Thankful for a wonderful day forest gardening with good company. Started the day with J picking up some friends K & Ez to go pickup plants at a perennial native pollinator plant sale. One of them got some trees, we got a bunch of herbaceous flowery plants.
Back at home we started out by planting some of the Fava beans our friend from Puerto Rico brought us as seeds. They were growing well indoors and now that it’s cooler we’ll plant them, hoping they flower before frost but not until the max temps drop below 80dF (that heat can kill their flower).
Then we began planting an L shaped series of trees and bushes along the south and east side of our garden. The shorter bushes – black and red currants – are on the east side which is toward the house, allowing us to see over them into the garden. On the south side is a hazelnut, and we’ll locate another one or two relatively close to pollinate it. These trees were potted and grown that way for approximately a year by me, having been almost a year old when I got them. The hazelnut was purchased from Twisted Tree Farm nursery and the blackcurrants propagated through Alchemical Nursery. These trees will hopefully be propagated into more generations of them once they’re healthy and hearty-sized in their permanent location.

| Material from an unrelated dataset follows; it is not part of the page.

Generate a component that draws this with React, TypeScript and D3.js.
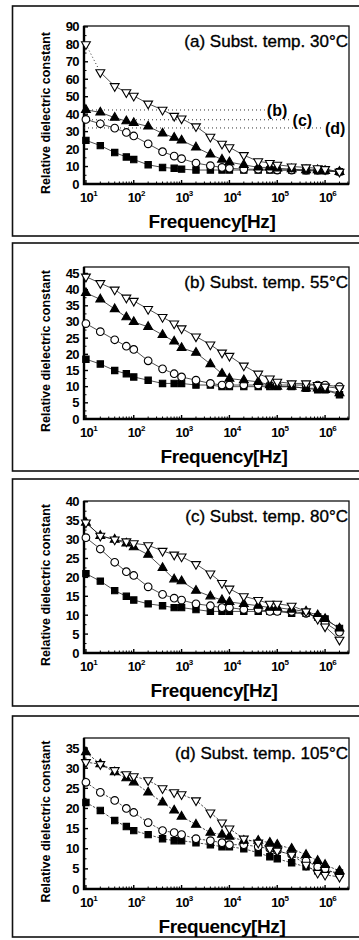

Then we moved on to extend the elderberry/mint/strawberry guild/bed, with a patch of pollinator flowers. Around this time a friend arrived to join in and help out. We yanked out tons of mint and lemon balm and hung ’em to dry. We dug roots out of the ground then planted the pollinators, laid cardboard around them and covered it with mulch and some rocks we had. Can always use more mulch, and we were low on rocks.
We planted pollinators in the front yard too but not before having an amazing lunch. It started as an idea for a quick snack, a garden fresh cuke seseme salad, but it turned into a smorgasbord of that, Brazilian cheesy bread, garden fresh tomatoes with basil and fennel, roasted anchovies, shrimp fried rise, and an amazing chicken noodle soup our neighbor brought over (we just learned she’s a chef and owned her own restaurant, as we gave her garden fresh food! hopefully that’s a wonderful win win symbiotic relationship).
In the front we were able to reuse mulch already in a planting bed.
Overall we used 3:1 mix of native soil with compost/tree planting soil mix. Much of the excess native soil went in the heap compost to enhance it and get enhanced by it! Speaking of soil, we chopped and dropped some grasses and used that as mulch or added it to the heap compost. Looking forward to more chop and drop, and soil building!